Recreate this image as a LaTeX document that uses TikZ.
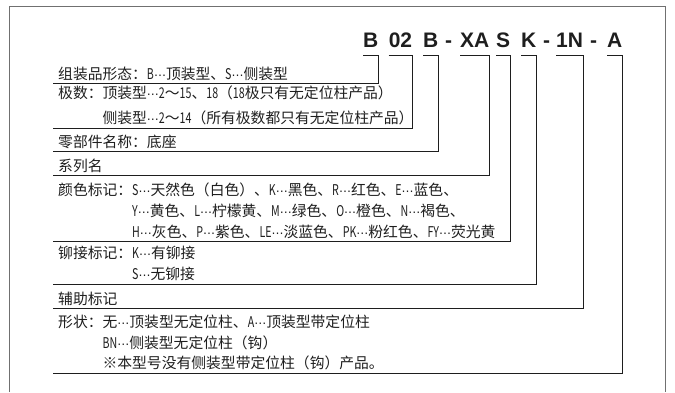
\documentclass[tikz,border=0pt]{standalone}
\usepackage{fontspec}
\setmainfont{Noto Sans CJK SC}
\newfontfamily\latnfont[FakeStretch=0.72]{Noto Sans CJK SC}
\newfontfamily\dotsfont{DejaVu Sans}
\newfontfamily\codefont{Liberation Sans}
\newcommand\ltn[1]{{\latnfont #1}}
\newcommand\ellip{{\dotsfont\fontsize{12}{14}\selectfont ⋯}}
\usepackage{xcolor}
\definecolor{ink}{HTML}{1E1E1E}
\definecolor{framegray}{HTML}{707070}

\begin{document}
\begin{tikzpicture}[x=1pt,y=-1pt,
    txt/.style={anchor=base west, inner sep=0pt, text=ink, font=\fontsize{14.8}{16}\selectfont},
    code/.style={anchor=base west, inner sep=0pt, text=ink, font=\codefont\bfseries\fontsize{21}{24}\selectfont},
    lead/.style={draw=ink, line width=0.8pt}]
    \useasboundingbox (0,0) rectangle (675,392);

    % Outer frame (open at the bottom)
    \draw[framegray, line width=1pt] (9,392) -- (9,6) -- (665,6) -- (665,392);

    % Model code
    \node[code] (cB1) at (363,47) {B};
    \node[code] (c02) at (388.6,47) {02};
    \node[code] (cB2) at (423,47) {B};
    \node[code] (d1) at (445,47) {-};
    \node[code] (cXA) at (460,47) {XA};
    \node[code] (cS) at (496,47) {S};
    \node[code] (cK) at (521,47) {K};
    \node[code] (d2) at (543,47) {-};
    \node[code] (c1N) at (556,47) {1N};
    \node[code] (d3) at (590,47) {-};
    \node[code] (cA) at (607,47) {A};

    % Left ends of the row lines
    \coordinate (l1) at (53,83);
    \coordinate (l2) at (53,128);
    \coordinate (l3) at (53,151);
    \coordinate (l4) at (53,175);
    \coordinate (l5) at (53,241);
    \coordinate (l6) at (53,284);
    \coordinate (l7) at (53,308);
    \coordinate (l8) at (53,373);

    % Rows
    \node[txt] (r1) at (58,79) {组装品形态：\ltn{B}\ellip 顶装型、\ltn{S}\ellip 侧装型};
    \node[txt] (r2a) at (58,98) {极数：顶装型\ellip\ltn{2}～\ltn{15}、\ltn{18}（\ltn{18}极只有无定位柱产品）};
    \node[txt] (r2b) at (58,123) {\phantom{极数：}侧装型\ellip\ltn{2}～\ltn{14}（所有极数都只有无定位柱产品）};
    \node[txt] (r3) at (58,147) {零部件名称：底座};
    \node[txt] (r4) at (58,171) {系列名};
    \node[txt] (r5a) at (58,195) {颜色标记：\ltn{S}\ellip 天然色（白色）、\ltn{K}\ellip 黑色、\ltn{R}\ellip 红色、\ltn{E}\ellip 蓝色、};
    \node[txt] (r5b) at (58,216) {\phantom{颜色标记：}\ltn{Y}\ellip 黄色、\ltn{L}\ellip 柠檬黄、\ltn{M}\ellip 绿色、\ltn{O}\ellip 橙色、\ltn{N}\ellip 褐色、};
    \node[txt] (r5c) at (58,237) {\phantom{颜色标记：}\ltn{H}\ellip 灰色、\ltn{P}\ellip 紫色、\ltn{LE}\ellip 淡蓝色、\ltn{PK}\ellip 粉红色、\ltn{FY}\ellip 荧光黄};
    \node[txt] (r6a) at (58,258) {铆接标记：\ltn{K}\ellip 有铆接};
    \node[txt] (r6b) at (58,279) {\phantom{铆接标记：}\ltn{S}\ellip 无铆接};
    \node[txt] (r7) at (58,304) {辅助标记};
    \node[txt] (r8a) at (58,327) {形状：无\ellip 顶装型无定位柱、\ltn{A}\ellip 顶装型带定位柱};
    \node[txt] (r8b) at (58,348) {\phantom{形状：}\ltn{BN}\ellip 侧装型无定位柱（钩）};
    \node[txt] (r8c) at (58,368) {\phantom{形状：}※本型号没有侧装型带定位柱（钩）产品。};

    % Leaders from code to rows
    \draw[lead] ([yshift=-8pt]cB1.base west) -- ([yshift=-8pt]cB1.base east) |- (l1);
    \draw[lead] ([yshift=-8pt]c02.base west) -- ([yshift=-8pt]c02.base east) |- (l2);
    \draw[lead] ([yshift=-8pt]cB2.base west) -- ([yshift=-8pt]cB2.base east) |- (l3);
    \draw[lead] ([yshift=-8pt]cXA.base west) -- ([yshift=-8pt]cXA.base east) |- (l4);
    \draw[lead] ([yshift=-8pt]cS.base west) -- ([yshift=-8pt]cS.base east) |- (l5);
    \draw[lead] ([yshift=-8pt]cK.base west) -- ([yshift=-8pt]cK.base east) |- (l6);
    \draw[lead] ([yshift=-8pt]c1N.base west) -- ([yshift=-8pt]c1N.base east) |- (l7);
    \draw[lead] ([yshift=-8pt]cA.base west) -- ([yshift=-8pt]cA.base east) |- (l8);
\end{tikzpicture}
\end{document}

------------------------------------------------------------

** What is needed **
Using the data above, write out every line exactly, leaving the images behind.

** Complete output **
Recreate this image as a LaTeX document that uses TikZ.
\documentclass[tikz,border=0pt]{standalone}
\usepackage{fontspec}
\setmainfont{Noto Sans CJK SC}
\newfontfamily\latnfont[FakeStretch=0.72]{Noto Sans CJK SC}
\newfontfamily\dotsfont{DejaVu Sans}
\newfontfamily\codefont{Liberation Sans}
\newcommand\ltn[1]{{\latnfont #1}}
\newcommand\ellip{{\dotsfont\fontsize{12}{14}\selectfont ⋯}}
\usepackage{xcolor}
\definecolor{ink}{HTML}{1E1E1E}
\definecolor{framegray}{HTML}{707070}

\begin{document}
\begin{tikzpicture}[x=1pt,y=-1pt,
    txt/.style={anchor=base west, inner sep=0pt, text=ink, font=\fontsize{14.8}{16}\selectfont},
    code/.style={anchor=base west, inner sep=0pt, text=ink, font=\codefont\bfseries\fontsize{21}{24}\selectfont},
    lead/.style={draw=ink, line width=0.8pt}]
    \useasboundingbox (0,0) rectangle (675,392);

    % Outer frame (open at the bottom)
    \draw[framegray, line width=1pt] (9,392) -- (9,6) -- (665,6) -- (665,392);

    % Model code
    \node[code] (cB1) at (363,47) {B};
    \node[code] (c02) at (388.6,47) {02};
    \node[code] (cB2) at (423,47) {B};
    \node[code] (d1) at (445,47) {-};
    \node[code] (cXA) at (460,47) {XA};
    \node[code] (cS) at (496,47) {S};
    \node[code] (cK) at (521,47) {K};
    \node[code] (d2) at (543,47) {-};
    \node[code] (c1N) at (556,47) {1N};
    \node[code] (d3) at (590,47) {-};
    \node[code] (cA) at (607,47) {A};

    % Left ends of the row lines
    \coordinate (l1) at (53,83);
    \coordinate (l2) at (53,128);
    \coordinate (l3) at (53,151);
    \coordinate (l4) at (53,175);
    \coordinate (l5) at (53,241);
    \coordinate (l6) at (53,284);
    \coordinate (l7) at (53,308);
    \coordinate (l8) at (53,373);

    % Rows
    \node[txt] (r1) at (58,79) {组装品形态：\ltn{B}\ellip 顶装型、\ltn{S}\ellip 侧装型};
    \node[txt] (r2a) at (58,98) {极数：顶装型\ellip\ltn{2}～\ltn{15}、\ltn{18}（\ltn{18}极只有无定位柱产品）};
    \node[txt] (r2b) at (58,123) {\phantom{极数：}侧装型\ellip\ltn{2}～\ltn{14}（所有极数都只有无定位柱产品）};
    \node[txt] (r3) at (58,147) {零部件名称：底座};
    \node[txt] (r4) at (58,171) {系列名};
    \node[txt] (r5a) at (58,195) {颜色标记：\ltn{S}\ellip 天然色（白色）、\ltn{K}\ellip 黑色、\ltn{R}\ellip 红色、\ltn{E}\ellip 蓝色、};
    \node[txt] (r5b) at (58,216) {\phantom{颜色标记：}\ltn{Y}\ellip 黄色、\ltn{L}\ellip 柠檬黄、\ltn{M}\ellip 绿色、\ltn{O}\ellip 橙色、\ltn{N}\ellip 褐色、};
    \node[txt] (r5c) at (58,237) {\phantom{颜色标记：}\ltn{H}\ellip 灰色、\ltn{P}\ellip 紫色、\ltn{LE}\ellip 淡蓝色、\ltn{PK}\ellip 粉红色、\ltn{FY}\ellip 荧光黄};
    \node[txt] (r6a) at (58,258) {铆接标记：\ltn{K}\ellip 有铆接};
    \node[txt] (r6b) at (58,279) {\phantom{铆接标记：}\ltn{S}\ellip 无铆接};
    \node[txt] (r7) at (58,304) {辅助标记};
    \node[txt] (r8a) at (58,327) {形状：无\ellip 顶装型无定位柱、\ltn{A}\ellip 顶装型带定位柱};
    \node[txt] (r8b) at (58,348) {\phantom{形状：}\ltn{BN}\ellip 侧装型无定位柱（钩）};
    \node[txt] (r8c) at (58,368) {\phantom{形状：}※本型号没有侧装型带定位柱（钩）产品。};

    % Leaders from code to rows
    \draw[lead] ([yshift=-8pt]cB1.base west) -- ([yshift=-8pt]cB1.base east) |- (l1);
    \draw[lead] ([yshift=-8pt]c02.base west) -- ([yshift=-8pt]c02.base east) |- (l2);
    \draw[lead] ([yshift=-8pt]cB2.base west) -- ([yshift=-8pt]cB2.base east) |- (l3);
    \draw[lead] ([yshift=-8pt]cXA.base west) -- ([yshift=-8pt]cXA.base east) |- (l4);
    \draw[lead] ([yshift=-8pt]cS.base west) -- ([yshift=-8pt]cS.base east) |- (l5);
    \draw[lead] ([yshift=-8pt]cK.base west) -- ([yshift=-8pt]cK.base east) |- (l6);
    \draw[lead] ([yshift=-8pt]c1N.base west) -- ([yshift=-8pt]c1N.base east) |- (l7);
    \draw[lead] ([yshift=-8pt]cA.base west) -- ([yshift=-8pt]cA.base east) |- (l8);
\end{tikzpicture}
\end{document}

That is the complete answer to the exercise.